_Given problem_
Reproduce the records. Keep every word exact and include no images.
··· Dataset excerpts
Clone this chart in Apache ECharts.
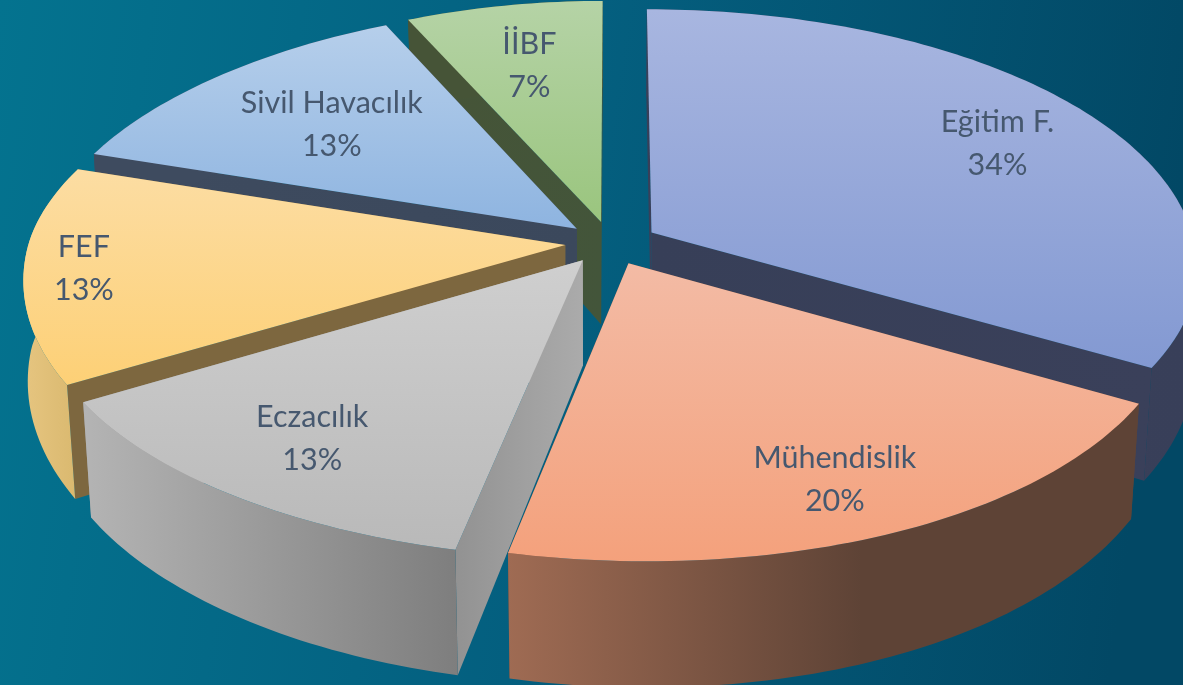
<!DOCTYPE html>
<html><head><meta charset="utf-8">
<style>html,body{margin:0;padding:0;background:#045a7a}#c{width:1183px;height:685px}</style>
<script src="https://cdn.jsdelivr.net/npm/echarts@6/dist/echarts.min.js"></script>
</head><body><div id="c"></div>
<script>
const categories = ['Eğitim F.', 'Mühendislik', 'Eczacılık', 'FEF', 'Sivil Havacılık', 'İİBF'];
const shares = [34, 20, 13, 13, 13, 7];

const topColors = [['#a8b6e0','#8399d2'],['#f3bba5','#f4a17c'],['#cfcfcf','#b9b9b9'],['#fcdda3','#fdd076'],['#b6cfeb','#8eb4e0'],['#b5d3a6','#9ac57e']];
const outerColors = [['#3a415a','#383f59'],['#9f6b53','#5e4336','#5e4336'],['#b4b4b4','#7e7e7e'],['#e6c580','#d8b76d'],['#3e4b5f','#3e4b5f'],['#465437','#465437']];
const radialColors = [['#373f58','#3a405a'],['#5e4336','#5e4336'],['#929292','#ababab'],['#7d673f','#7d673f'],['#3e4b5f','#3b485c'],['#465437','#43553a']];
const labelRadius = [0.77, 0.82, 0.78, 0.89, 0.66, 0.7];

const view = {cx:611, cy:243, R:543, tilt:0.467, persp:0.13, explode:0.0856, frontShear:29, leftScale:0.988, backPinch:0.04, backScale:1.005, twist:10, depth:104, botX:0.985, bulge:0.01, botY:1.07};

function project(X, Y){
  const s = 1/(1 - view.persp*Y);
  let xs = 1;
  if (X < 0) xs = Y < 0 ? view.leftScale - view.backPinch*Y*Y : view.leftScale;
  let x = view.cx + view.R*X*s*xs;
  let dy = view.R*view.tilt*Y*s;
  if (Y > 0) { x += view.frontShear*Y*Y; dy -= view.twist*X*Math.min(1, Y*2); }
  else dy *= view.backScale;
  return [x, view.cy + dy];
}
function below(p){
  const f = view.botX + view.bulge*Math.max(0, 1 - Math.abs(p[1]-view.cy)/140);
  return [view.cx + (p[0]-view.cx)*f, view.cy + (p[1]-view.cy)*view.botY + view.depth];
}

const total = shares.reduce((a,b)=>a+b,0);
let acc = 0;
const slices = shares.map(v=>{
  const a0 = acc/total*Math.PI*2; acc += v; const a1 = acc/total*Math.PI*2;
  return {a0, a1, mid:(a0+a1)/2};
});
const depthRank = {};
slices.map((s,i)=>[-Math.cos(s.mid),i]).sort((a,b)=>a[0]-b[0]).forEach((d,r)=>depthRank[d[1]]=r);

function pointOf(sl, r, th){
  return project(r*Math.sin(th)+view.explode*Math.sin(sl.mid), -r*Math.cos(th)-view.explode*Math.cos(sl.mid));
}
function stopsOf(c){
  if (c.length === 3) return [{offset:0,color:c[0]},{offset:0.56,color:c[1]},{offset:1,color:c[2]}];
  return [{offset:0,color:c[0]},{offset:1,color:c[1]}];
}
function hGrad(pts, c){
  const xs = pts.map(p=>p[0]);
  return new echarts.graphic.LinearGradient(Math.min(...xs),0,Math.max(...xs),0,stopsOf(c),true);
}
function vGrad(pts, c){
  const ys = pts.map(p=>p[1]);
  return new echarts.graphic.LinearGradient(0,Math.min(...ys),0,Math.max(...ys),stopsOf(c),true);
}
function poly(points, fill, z2){
  return {type:'polygon', shape:{points}, style:{fill, stroke:null}, z2, silent:true};
}
function renderItem(params, api){
  const i = api.value(0), sl = slices[i], z = depthRank[i]*10;
  const n = Math.max(8, Math.ceil((sl.a1-sl.a0)/0.02));
  const rim = [];
  for (let k=0;k<=n;k++) rim.push(pointOf(sl,1,sl.a0+(sl.a1-sl.a0)*k/n));
  const apex = pointOf(sl,0,0);
  const rimB = rim.map(below), apexB = below(apex);
  const startWall = [apex, rim[0], rimB[0], apexB];
  const endWall = [apex, rim[n], rimB[n], apexB];
  const outer = rim.concat(rimB.slice().reverse());
  const leftSide = sl.mid > Math.PI;
  const wallOrder = leftSide ? [endWall,startWall] : [startWall,endWall];
  const children = [
    poly(wallOrder[0], hGrad(wallOrder[0], radialColors[i]), z),
    poly(wallOrder[1], hGrad(wallOrder[1], radialColors[i]), z+1),
    poly(outer, hGrad(outer, outerColors[i]), z+2),
    poly([apex].concat(rim), vGrad([apex].concat(rim), topColors[i]), z+3)
  ];
  const lp = pointOf(sl, labelRadius[i], sl.mid);
  children.push({type:'text', z2:1000, silent:true, x:lp[0], y:lp[1], style:{
    text:categories[i]+'\n'+api.value(1)+'%',
    fill:'#46586f', font:'30.5px Lato', align:'center', verticalAlign:'middle', lineHeight:43
  }});
  return {type:'group', children};
}
const chart = echarts.init(document.getElementById('c'), null, {renderer:'canvas'});
chart.setOption({
  animation:false,
  backgroundColor:new echarts.graphic.LinearGradient(0,0,1,0.25,[{offset:0,color:'#04738f'},{offset:0.5,color:'#045f7f'},{offset:1,color:'#024865'}]),
  series:[{type:'custom', coordinateSystem:'none', renderItem, clip:false,
    data:categories.map((c,i)=>[i,shares[i]])}]
});
</script></body></html>
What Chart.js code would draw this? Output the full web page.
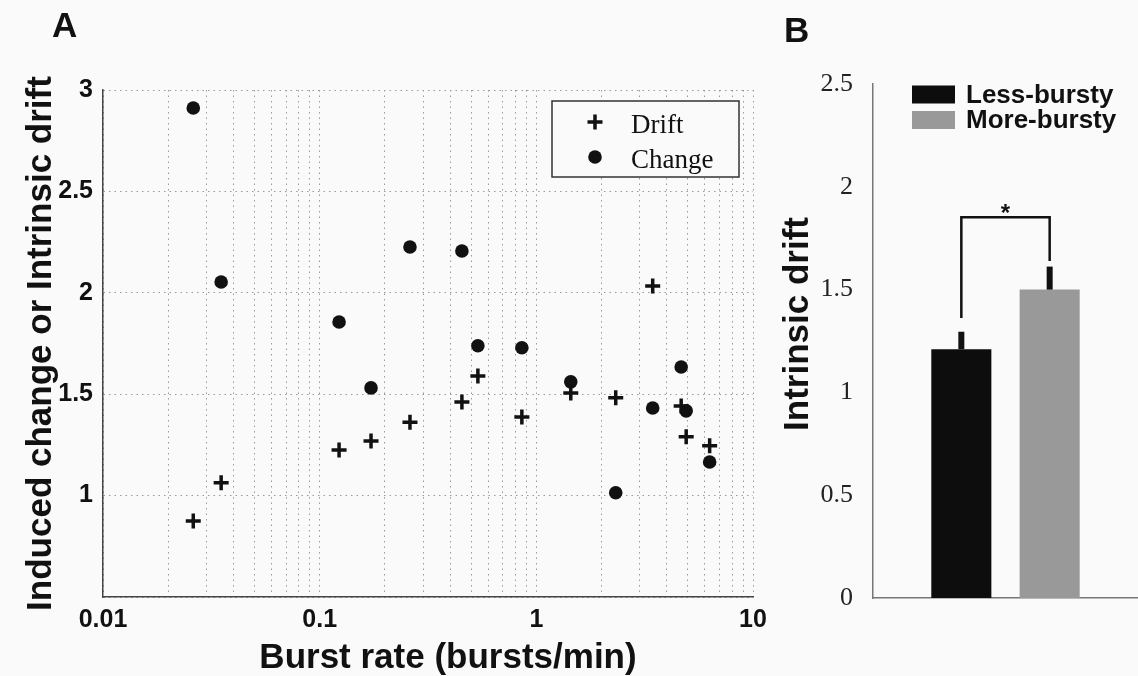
······
_Full solution_
Clone this chart in Apache ECharts.
<!DOCTYPE html>
<html><head><meta charset="utf-8">
<style>html,body{margin:0;padding:0;background:#045a7a}#c{width:1183px;height:685px}</style>
<script src="https://cdn.jsdelivr.net/npm/echarts@6/dist/echarts.min.js"></script>
</head><body><div id="c"></div>
<script>
const categories = ['Eğitim F.', 'Mühendislik', 'Eczacılık', 'FEF', 'Sivil Havacılık', 'İİBF'];
const shares = [34, 20, 13, 13, 13, 7];

const topColors = [['#a8b6e0','#8399d2'],['#f3bba5','#f4a17c'],['#cfcfcf','#b9b9b9'],['#fcdda3','#fdd076'],['#b6cfeb','#8eb4e0'],['#b5d3a6','#9ac57e']];
const outerColors = [['#3a415a','#383f59'],['#9f6b53','#5e4336','#5e4336'],['#b4b4b4','#7e7e7e'],['#e6c580','#d8b76d'],['#3e4b5f','#3e4b5f'],['#465437','#465437']];
const radialColors = [['#373f58','#3a405a'],['#5e4336','#5e4336'],['#929292','#ababab'],['#7d673f','#7d673f'],['#3e4b5f','#3b485c'],['#465437','#43553a']];
const labelRadius = [0.77, 0.82, 0.78, 0.89, 0.66, 0.7];

const view = {cx:611, cy:243, R:543, tilt:0.467, persp:0.13, explode:0.0856, frontShear:29, leftScale:0.988, backPinch:0.04, backScale:1.005, twist:10, depth:104, botX:0.985, bulge:0.01, botY:1.07};

function project(X, Y){
  const s = 1/(1 - view.persp*Y);
  let xs = 1;
  if (X < 0) xs = Y < 0 ? view.leftScale - view.backPinch*Y*Y : view.leftScale;
  let x = view.cx + view.R*X*s*xs;
  let dy = view.R*view.tilt*Y*s;
  if (Y > 0) { x += view.frontShear*Y*Y; dy -= view.twist*X*Math.min(1, Y*2); }
  else dy *= view.backScale;
  return [x, view.cy + dy];
}
function below(p){
  const f = view.botX + view.bulge*Math.max(0, 1 - Math.abs(p[1]-view.cy)/140);
  return [view.cx + (p[0]-view.cx)*f, view.cy + (p[1]-view.cy)*view.botY + view.depth];
}

const total = shares.reduce((a,b)=>a+b,0);
let acc = 0;
const slices = shares.map(v=>{
  const a0 = acc/total*Math.PI*2; acc += v; const a1 = acc/total*Math.PI*2;
  return {a0, a1, mid:(a0+a1)/2};
});
const depthRank = {};
slices.map((s,i)=>[-Math.cos(s.mid),i]).sort((a,b)=>a[0]-b[0]).forEach((d,r)=>depthRank[d[1]]=r);

function pointOf(sl, r, th){
  return project(r*Math.sin(th)+view.explode*Math.sin(sl.mid), -r*Math.cos(th)-view.explode*Math.cos(sl.mid));
}
function stopsOf(c){
  if (c.length === 3) return [{offset:0,color:c[0]},{offset:0.56,color:c[1]},{offset:1,color:c[2]}];
  return [{offset:0,color:c[0]},{offset:1,color:c[1]}];
}
function hGrad(pts, c){
  const xs = pts.map(p=>p[0]);
  return new echarts.graphic.LinearGradient(Math.min(...xs),0,Math.max(...xs),0,stopsOf(c),true);
}
function vGrad(pts, c){
  const ys = pts.map(p=>p[1]);
  return new echarts.graphic.LinearGradient(0,Math.min(...ys),0,Math.max(...ys),stopsOf(c),true);
}
function poly(points, fill, z2){
  return {type:'polygon', shape:{points}, style:{fill, stroke:null}, z2, silent:true};
}
function renderItem(params, api){
  const i = api.value(0), sl = slices[i], z = depthRank[i]*10;
  const n = Math.max(8, Math.ceil((sl.a1-sl.a0)/0.02));
  const rim = [];
  for (let k=0;k<=n;k++) rim.push(pointOf(sl,1,sl.a0+(sl.a1-sl.a0)*k/n));
  const apex = pointOf(sl,0,0);
  const rimB = rim.map(below), apexB = below(apex);
  const startWall = [apex, rim[0], rimB[0], apexB];
  const endWall = [apex, rim[n], rimB[n], apexB];
  const outer = rim.concat(rimB.slice().reverse());
  const leftSide = sl.mid > Math.PI;
  const wallOrder = leftSide ? [endWall,startWall] : [startWall,endWall];
  const children = [
    poly(wallOrder[0], hGrad(wallOrder[0], radialColors[i]), z),
    poly(wallOrder[1], hGrad(wallOrder[1], radialColors[i]), z+1),
    poly(outer, hGrad(outer, outerColors[i]), z+2),
    poly([apex].concat(rim), vGrad([apex].concat(rim), topColors[i]), z+3)
  ];
  const lp = pointOf(sl, labelRadius[i], sl.mid);
  children.push({type:'text', z2:1000, silent:true, x:lp[0], y:lp[1], style:{
    text:categories[i]+'\n'+api.value(1)+'%',
    fill:'#46586f', font:'30.5px Lato', align:'center', verticalAlign:'middle', lineHeight:43
  }});
  return {type:'group', children};
}
const chart = echarts.init(document.getElementById('c'), null, {renderer:'canvas'});
chart.setOption({
  animation:false,
  backgroundColor:new echarts.graphic.LinearGradient(0,0,1,0.25,[{offset:0,color:'#04738f'},{offset:0.5,color:'#045f7f'},{offset:1,color:'#024865'}]),
  series:[{type:'custom', coordinateSystem:'none', renderItem, clip:false,
    data:categories.map((c,i)=>[i,shares[i]])}]
});
</script></body></html>
What Chart.js code would draw this? Output the full web page.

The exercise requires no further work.